> EXERCISE MATERIALS
>>>
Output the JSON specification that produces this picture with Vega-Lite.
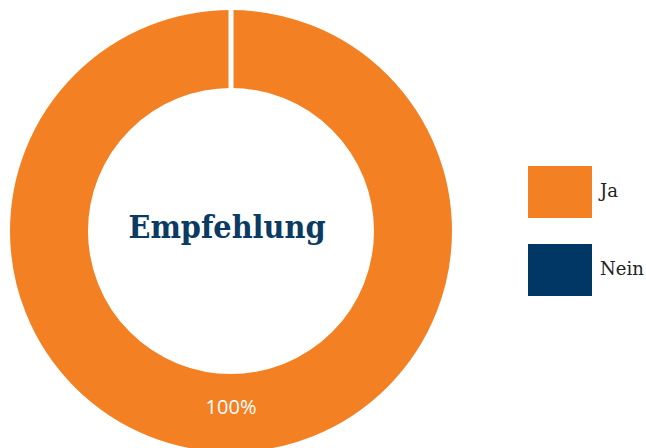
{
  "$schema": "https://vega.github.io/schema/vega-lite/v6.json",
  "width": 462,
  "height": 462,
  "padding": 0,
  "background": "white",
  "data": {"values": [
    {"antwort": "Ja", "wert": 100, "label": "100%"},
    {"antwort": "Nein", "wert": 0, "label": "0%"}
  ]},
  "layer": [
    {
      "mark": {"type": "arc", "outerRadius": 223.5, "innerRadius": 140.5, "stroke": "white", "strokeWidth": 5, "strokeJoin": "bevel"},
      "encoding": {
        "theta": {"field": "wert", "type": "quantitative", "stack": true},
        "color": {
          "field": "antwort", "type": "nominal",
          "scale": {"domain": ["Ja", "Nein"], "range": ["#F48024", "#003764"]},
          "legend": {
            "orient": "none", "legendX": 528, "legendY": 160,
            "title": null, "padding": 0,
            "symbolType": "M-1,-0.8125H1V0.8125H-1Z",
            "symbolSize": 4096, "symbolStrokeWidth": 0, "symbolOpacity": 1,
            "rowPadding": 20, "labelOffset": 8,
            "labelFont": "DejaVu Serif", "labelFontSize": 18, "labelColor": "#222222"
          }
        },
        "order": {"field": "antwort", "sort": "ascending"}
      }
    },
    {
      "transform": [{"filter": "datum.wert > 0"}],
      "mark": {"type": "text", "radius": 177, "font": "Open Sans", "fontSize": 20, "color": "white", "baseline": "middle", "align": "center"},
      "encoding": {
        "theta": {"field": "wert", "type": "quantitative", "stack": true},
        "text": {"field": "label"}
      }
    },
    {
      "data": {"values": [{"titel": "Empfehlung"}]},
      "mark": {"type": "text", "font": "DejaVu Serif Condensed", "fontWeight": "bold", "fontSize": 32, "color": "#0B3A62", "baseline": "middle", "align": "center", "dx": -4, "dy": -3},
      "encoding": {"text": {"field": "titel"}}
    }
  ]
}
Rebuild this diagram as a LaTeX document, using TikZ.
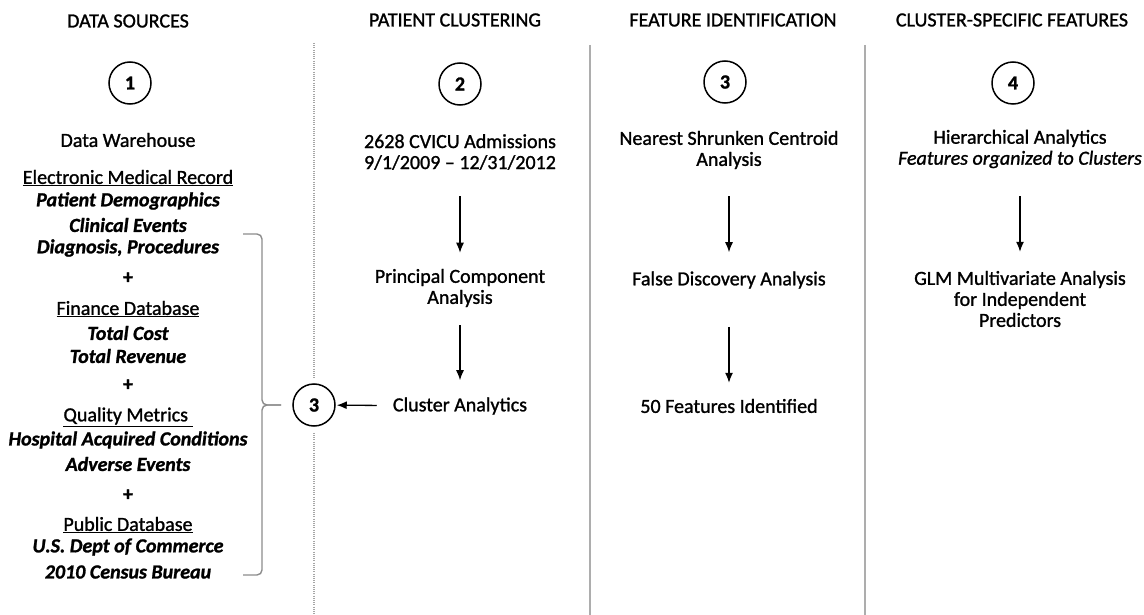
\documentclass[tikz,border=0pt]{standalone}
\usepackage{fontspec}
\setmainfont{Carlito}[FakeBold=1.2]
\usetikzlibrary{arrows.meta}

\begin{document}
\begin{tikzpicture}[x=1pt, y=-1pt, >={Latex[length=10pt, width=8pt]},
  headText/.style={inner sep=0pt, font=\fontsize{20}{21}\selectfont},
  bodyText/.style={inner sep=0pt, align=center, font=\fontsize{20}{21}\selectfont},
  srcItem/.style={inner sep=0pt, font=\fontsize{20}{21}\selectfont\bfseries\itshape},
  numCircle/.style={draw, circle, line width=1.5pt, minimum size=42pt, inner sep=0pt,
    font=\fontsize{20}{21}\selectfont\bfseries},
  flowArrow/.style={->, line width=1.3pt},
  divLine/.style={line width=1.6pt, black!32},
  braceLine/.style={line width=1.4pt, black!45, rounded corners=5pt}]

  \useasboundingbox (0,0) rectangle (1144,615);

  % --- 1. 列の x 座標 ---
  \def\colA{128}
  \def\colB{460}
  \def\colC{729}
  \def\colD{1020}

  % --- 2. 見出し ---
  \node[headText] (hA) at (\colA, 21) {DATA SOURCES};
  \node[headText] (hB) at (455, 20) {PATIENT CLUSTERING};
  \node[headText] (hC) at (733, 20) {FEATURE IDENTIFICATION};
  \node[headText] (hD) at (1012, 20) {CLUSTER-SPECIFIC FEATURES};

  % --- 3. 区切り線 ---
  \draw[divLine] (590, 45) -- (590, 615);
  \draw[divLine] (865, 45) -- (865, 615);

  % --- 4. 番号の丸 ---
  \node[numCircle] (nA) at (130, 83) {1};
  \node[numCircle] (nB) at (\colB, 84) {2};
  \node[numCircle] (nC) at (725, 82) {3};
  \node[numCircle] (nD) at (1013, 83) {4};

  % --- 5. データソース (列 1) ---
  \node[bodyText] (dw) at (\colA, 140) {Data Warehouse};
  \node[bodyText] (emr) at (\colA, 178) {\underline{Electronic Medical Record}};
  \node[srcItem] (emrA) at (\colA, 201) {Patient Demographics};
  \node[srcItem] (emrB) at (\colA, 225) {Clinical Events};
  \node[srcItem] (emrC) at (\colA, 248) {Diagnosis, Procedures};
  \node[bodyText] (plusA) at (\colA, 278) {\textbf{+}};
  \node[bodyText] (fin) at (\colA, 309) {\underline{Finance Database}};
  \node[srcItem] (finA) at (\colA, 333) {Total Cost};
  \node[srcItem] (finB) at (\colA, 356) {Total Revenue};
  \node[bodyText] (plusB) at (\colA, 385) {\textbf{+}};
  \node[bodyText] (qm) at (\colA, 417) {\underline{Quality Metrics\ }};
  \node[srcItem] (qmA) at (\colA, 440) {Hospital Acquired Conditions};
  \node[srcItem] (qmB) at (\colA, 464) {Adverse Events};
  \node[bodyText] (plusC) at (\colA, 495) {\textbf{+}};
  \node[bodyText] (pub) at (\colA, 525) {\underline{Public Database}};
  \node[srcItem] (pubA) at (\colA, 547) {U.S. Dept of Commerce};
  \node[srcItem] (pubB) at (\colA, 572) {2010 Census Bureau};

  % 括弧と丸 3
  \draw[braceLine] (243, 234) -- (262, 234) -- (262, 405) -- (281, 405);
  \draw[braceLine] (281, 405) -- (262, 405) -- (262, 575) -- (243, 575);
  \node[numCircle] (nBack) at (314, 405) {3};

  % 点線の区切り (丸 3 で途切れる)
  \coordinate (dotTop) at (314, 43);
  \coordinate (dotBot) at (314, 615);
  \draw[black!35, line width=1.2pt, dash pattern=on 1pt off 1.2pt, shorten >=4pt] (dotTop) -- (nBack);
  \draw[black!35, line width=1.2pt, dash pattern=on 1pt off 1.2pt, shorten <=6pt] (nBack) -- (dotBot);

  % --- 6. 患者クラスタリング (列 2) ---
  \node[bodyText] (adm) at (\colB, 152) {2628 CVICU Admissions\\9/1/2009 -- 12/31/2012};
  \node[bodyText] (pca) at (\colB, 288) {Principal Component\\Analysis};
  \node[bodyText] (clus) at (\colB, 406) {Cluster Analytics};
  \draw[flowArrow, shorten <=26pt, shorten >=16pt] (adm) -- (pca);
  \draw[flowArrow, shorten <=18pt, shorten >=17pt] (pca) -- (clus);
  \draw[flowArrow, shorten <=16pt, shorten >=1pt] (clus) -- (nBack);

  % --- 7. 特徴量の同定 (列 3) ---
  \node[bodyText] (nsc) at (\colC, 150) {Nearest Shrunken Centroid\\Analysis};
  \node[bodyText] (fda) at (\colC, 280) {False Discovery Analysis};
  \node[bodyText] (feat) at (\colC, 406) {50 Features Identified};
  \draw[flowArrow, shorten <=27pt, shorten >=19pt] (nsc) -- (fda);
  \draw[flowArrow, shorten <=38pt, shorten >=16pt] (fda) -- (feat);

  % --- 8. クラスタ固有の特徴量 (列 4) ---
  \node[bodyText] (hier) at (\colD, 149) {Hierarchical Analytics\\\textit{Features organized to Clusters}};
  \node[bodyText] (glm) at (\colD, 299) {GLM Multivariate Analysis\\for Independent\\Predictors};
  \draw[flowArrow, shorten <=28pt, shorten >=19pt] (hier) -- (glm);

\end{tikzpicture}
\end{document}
<<<
>>>
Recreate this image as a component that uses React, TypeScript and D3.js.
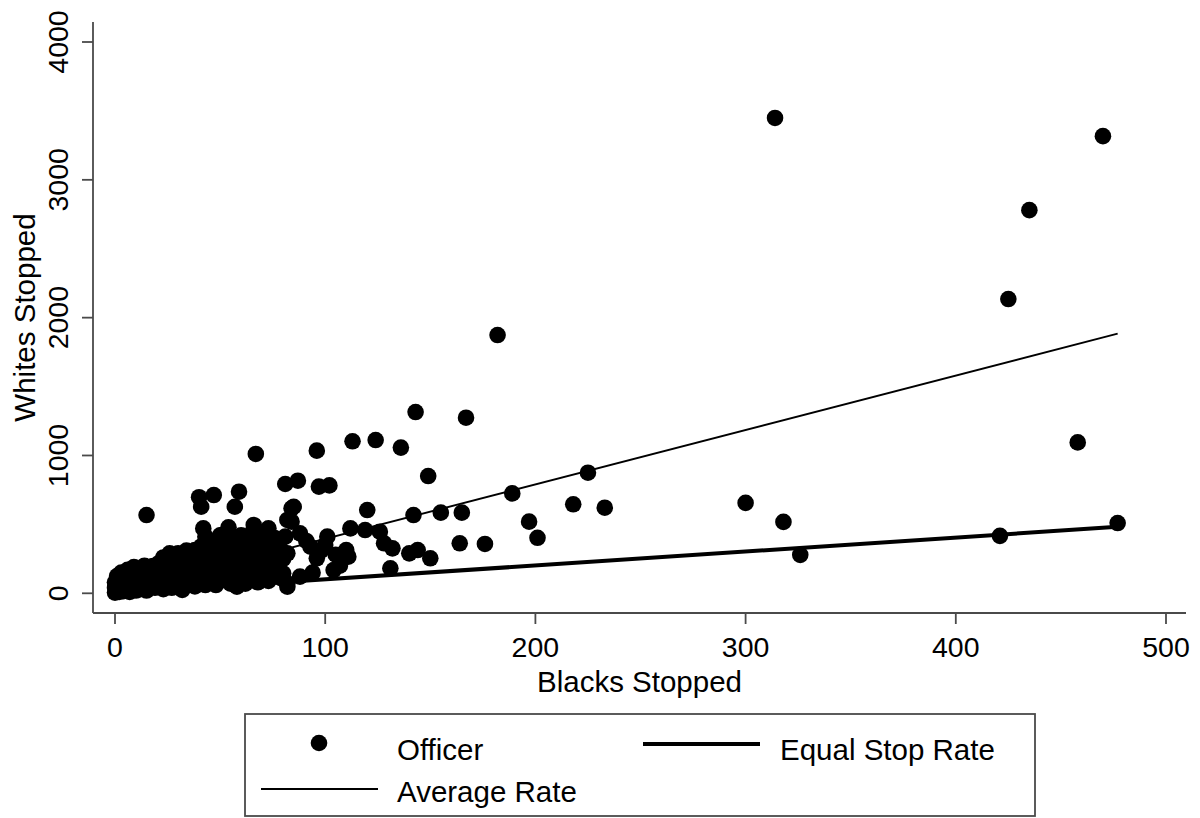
<<<
> GIVEN EXERCISE
Would you restate, exactly and with no pictures, the lines of the entries above from the one containing "Rebuild this diagram" through the one containing "at (1013, 83)"?

> SOLUTION FOR THIS EXERCISE
Rebuild this diagram as a LaTeX document, using TikZ.
\documentclass[tikz,border=0pt]{standalone}
\usepackage{fontspec}
\setmainfont{Carlito}[FakeBold=1.2]
\usetikzlibrary{arrows.meta}

\begin{document}
\begin{tikzpicture}[x=1pt, y=-1pt, >={Latex[length=10pt, width=8pt]},
  headText/.style={inner sep=0pt, font=\fontsize{20}{21}\selectfont},
  bodyText/.style={inner sep=0pt, align=center, font=\fontsize{20}{21}\selectfont},
  srcItem/.style={inner sep=0pt, font=\fontsize{20}{21}\selectfont\bfseries\itshape},
  numCircle/.style={draw, circle, line width=1.5pt, minimum size=42pt, inner sep=0pt,
    font=\fontsize{20}{21}\selectfont\bfseries},
  flowArrow/.style={->, line width=1.3pt},
  divLine/.style={line width=1.6pt, black!32},
  braceLine/.style={line width=1.4pt, black!45, rounded corners=5pt}]

  \useasboundingbox (0,0) rectangle (1144,615);

  % --- 1. 列の x 座標 ---
  \def\colA{128}
  \def\colB{460}
  \def\colC{729}
  \def\colD{1020}

  % --- 2. 見出し ---
  \node[headText] (hA) at (\colA, 21) {DATA SOURCES};
  \node[headText] (hB) at (455, 20) {PATIENT CLUSTERING};
  \node[headText] (hC) at (733, 20) {FEATURE IDENTIFICATION};
  \node[headText] (hD) at (1012, 20) {CLUSTER-SPECIFIC FEATURES};

  % --- 3. 区切り線 ---
  \draw[divLine] (590, 45) -- (590, 615);
  \draw[divLine] (865, 45) -- (865, 615);

  % --- 4. 番号の丸 ---
  \node[numCircle] (nA) at (130, 83) {1};
  \node[numCircle] (nB) at (\colB, 84) {2};
  \node[numCircle] (nC) at (725, 82) {3};
  \node[numCircle] (nD) at (1013, 83) {4};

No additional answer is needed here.